**PROVIDED MATERIAL**.
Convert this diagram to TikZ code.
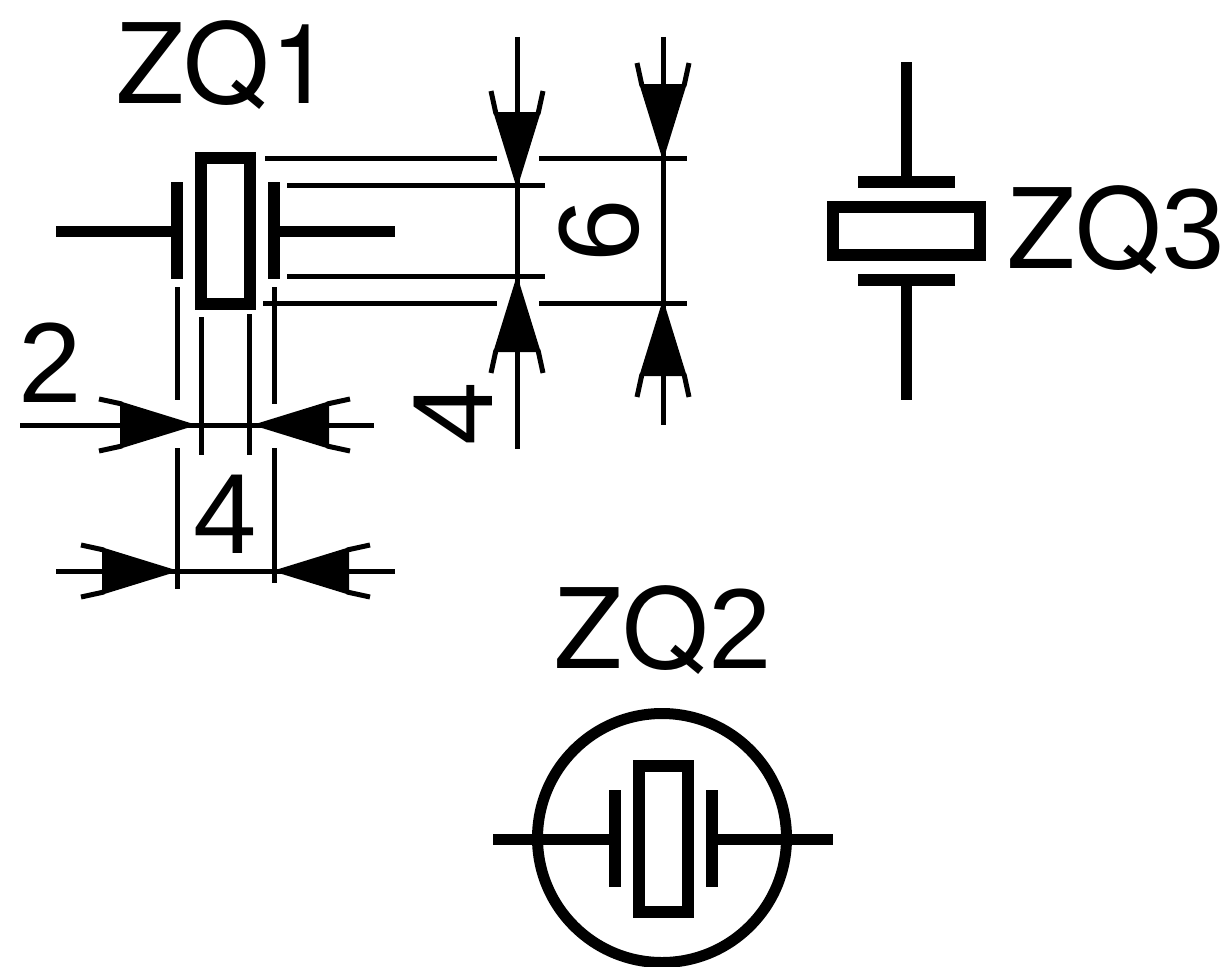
\documentclass[tikz,border=0pt]{standalone}
\usepackage{fontspec}
\setmainfont{TeX Gyre Heros}
\newfontfamily\digitfont{Liberation Sans}
\newcommand{\lbl}{\fontsize{111}{120}\selectfont}
\newcommand{\dgt}[1]{{\digitfont\fontsize{114}{120}\selectfont #1}}
\tikzset{
  heavy/.style={line width=11pt},
  thin dim/.style={line width=5pt},
  crystal/.style={draw,line width=12pt,inner sep=0pt,minimum width=49pt,minimum height=146pt},
  caption/.style={inner sep=0pt,anchor=base,font=\lbl},
  dimtip/.pic={
    \filldraw[line width=4pt,line join=round] (-3,0) -- (-71,21) -- (-71,-21) -- cycle;
    \draw[line width=5pt] (-71,21) -- (-94,26) (-71,-21) -- (-94,-26);
  }
}
\begin{document}
\begin{tikzpicture}[x=1pt,y=-1pt]
  \useasboundingbox (0,0) rectangle (1230,966);
  % first crystal with its dimensions
  \node (zq1) [crystal] at (225.5,231) {};
  \node (labelzq1) [caption] at (224,103) {ZQ1};
  \coordinate (zq1l) at (177,231);
  \coordinate (zq1r) at (274,231);
  \coordinate (zq1a) at (56,231);
  \coordinate (zq1b) at (395,231);
  \draw[heavy] (zq1a) -- (zq1l) (zq1r) -- (zq1b);
  \draw[line width=12pt] (177,182) -- (177,279) (274,182) -- (274,279);
  \draw[thin dim]
    (265,158) -- (497,158) (539,158) -- (687,158)
    (263,303) -- (497,303) (539,303) -- (687,303)
    (287,185) -- (545,185) (287,276) -- (545,276)
    (517,37) -- (517,449) (663,37) -- (663,425)
    (177,287) -- (177,400) (177,448) -- (177,589)
    (274,287) -- (274,404) (274,448) -- (274,583)
    (201,317) -- (201,455) (249.5,314) -- (249.5,455)
    (20,425) -- (374,425) (56,571) -- (395,571);
  \pic at (193,425) {dimtip};
  \pic[rotate=180] at (256,425) {dimtip};
  \pic at (175,571) {dimtip};
  \pic[rotate=180] at (276,571) {dimtip};
  \pic[rotate=-90] at (517,185) {dimtip};
  \pic[rotate=90] at (517,279) {dimtip};
  \pic[rotate=-90] at (663,157) {dimtip};
  \pic[rotate=90] at (663,303) {dimtip};
  \node (dima) [caption] at (50,402) {\dgt{2}};
  \node (dimb) [caption] at (225,553) {\dgt{4}};
  \node (dimc) [caption,rotate=90] at (492,414) {\dgt{4}};
  \node (dimd) [caption,rotate=90] at (638,231) {\dgt{6}};
  % second crystal in its can
  \node (zq2) [crystal] at (663,839) {};
  \node (labelzq2) [caption] at (663.5,668) {ZQ\dgt{2}};
  \node (can) [draw,circle,line width=11pt,inner sep=0pt,minimum size=249pt] at (662,838) {};
  \coordinate (zq2l) at (615,839);
  \coordinate (zq2r) at (712,839);
  \coordinate (zq2a) at (493,839);
  \coordinate (zq2b) at (833,839);
  \draw[heavy] (zq2a) -- (zq2l) (zq2r) -- (zq2b);
  \draw[line width=12pt] (615,790) -- (615,887) (712,790) -- (712,887);
  % third crystal on its side
  \node (zq3) [crystal,minimum width=147pt,minimum height=48pt] at (906.5,231) {};
  \node (labelzq3) [caption] at (1116,268) {ZQ\dgt{3}};
  \coordinate (zq3t) at (906,182);
  \coordinate (zq3u) at (906,280);
  \coordinate (zq3a) at (906,62);
  \coordinate (zq3b) at (906,400);
  \draw[heavy] (zq3a) -- (zq3t) (zq3u) -- (zq3b);
  \draw[line width=12pt] (858,182) -- (955,182) (858,280) -- (955,280);
\end{tikzpicture}
\end{document}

**WHAT IS BEING ASKED**. Do not copy the pictures, but repeat every line exactly.

**REPLY TO THE EXERCISE**.
Convert this diagram to TikZ code.
\documentclass[tikz,border=0pt]{standalone}
\usepackage{fontspec}
\setmainfont{TeX Gyre Heros}
\newfontfamily\digitfont{Liberation Sans}
\newcommand{\lbl}{\fontsize{111}{120}\selectfont}
\newcommand{\dgt}[1]{{\digitfont\fontsize{114}{120}\selectfont #1}}
\tikzset{
  heavy/.style={line width=11pt},
  thin dim/.style={line width=5pt},
  crystal/.style={draw,line width=12pt,inner sep=0pt,minimum width=49pt,minimum height=146pt},
  caption/.style={inner sep=0pt,anchor=base,font=\lbl},
  dimtip/.pic={
    \filldraw[line width=4pt,line join=round] (-3,0) -- (-71,21) -- (-71,-21) -- cycle;
    \draw[line width=5pt] (-71,21) -- (-94,26) (-71,-21) -- (-94,-26);
  }
}
\begin{document}
\begin{tikzpicture}[x=1pt,y=-1pt]
  \useasboundingbox (0,0) rectangle (1230,966);
  % first crystal with its dimensions
  \node (zq1) [crystal] at (225.5,231) {};
  \node (labelzq1) [caption] at (224,103) {ZQ1};
  \coordinate (zq1l) at (177,231);
  \coordinate (zq1r) at (274,231);
  \coordinate (zq1a) at (56,231);
  \coordinate (zq1b) at (395,231);
  \draw[heavy] (zq1a) -- (zq1l) (zq1r) -- (zq1b);
  \draw[line width=12pt] (177,182) -- (177,279) (274,182) -- (274,279);
  \draw[thin dim]
    (265,158) -- (497,158) (539,158) -- (687,158)
    (263,303) -- (497,303) (539,303) -- (687,303)
    (287,185) -- (545,185) (287,276) -- (545,276)
    (517,37) -- (517,449) (663,37) -- (663,425)
    (177,287) -- (177,400) (177,448) -- (177,589)
    (274,287) -- (274,404) (274,448) -- (274,583)
    (201,317) -- (201,455) (249.5,314) -- (249.5,455)
    (20,425) -- (374,425) (56,571) -- (395,571);
  \pic at (193,425) {dimtip};
  \pic[rotate=180] at (256,425) {dimtip};
  \pic at (175,571) {dimtip};
  \pic[rotate=180] at (276,571) {dimtip};
  \pic[rotate=-90] at (517,185) {dimtip};
  \pic[rotate=90] at (517,279) {dimtip};
  \pic[rotate=-90] at (663,157) {dimtip};
  \pic[rotate=90] at (663,303) {dimtip};
  \node (dima) [caption] at (50,402) {\dgt{2}};
  \node (dimb) [caption] at (225,553) {\dgt{4}};
  \node (dimc) [caption,rotate=90] at (492,414) {\dgt{4}};
  \node (dimd) [caption,rotate=90] at (638,231) {\dgt{6}};
  % second crystal in its can
  \node (zq2) [crystal] at (663,839) {};
  \node (labelzq2) [caption] at (663.5,668) {ZQ\dgt{2}};
  \node (can) [draw,circle,line width=11pt,inner sep=0pt,minimum size=249pt] at (662,838) {};
  \coordinate (zq2l) at (615,839);
  \coordinate (zq2r) at (712,839);
  \coordinate (zq2a) at (493,839);
  \coordinate (zq2b) at (833,839);
  \draw[heavy] (zq2a) -- (zq2l) (zq2r) -- (zq2b);
  \draw[line width=12pt] (615,790) -- (615,887) (712,790) -- (712,887);
  % third crystal on its side
  \node (zq3) [crystal,minimum width=147pt,minimum height=48pt] at (906.5,231) {};
  \node (labelzq3) [caption] at (1116,268) {ZQ\dgt{3}};
  \coordinate (zq3t) at (906,182);
  \coordinate (zq3u) at (906,280);
  \coordinate (zq3a) at (906,62);
  \coordinate (zq3b) at (906,400);
  \draw[heavy] (zq3a) -- (zq3t) (zq3u) -- (zq3b);
  \draw[line width=12pt] (858,182) -- (955,182) (858,280) -- (955,280);
\end{tikzpicture}
\end{document}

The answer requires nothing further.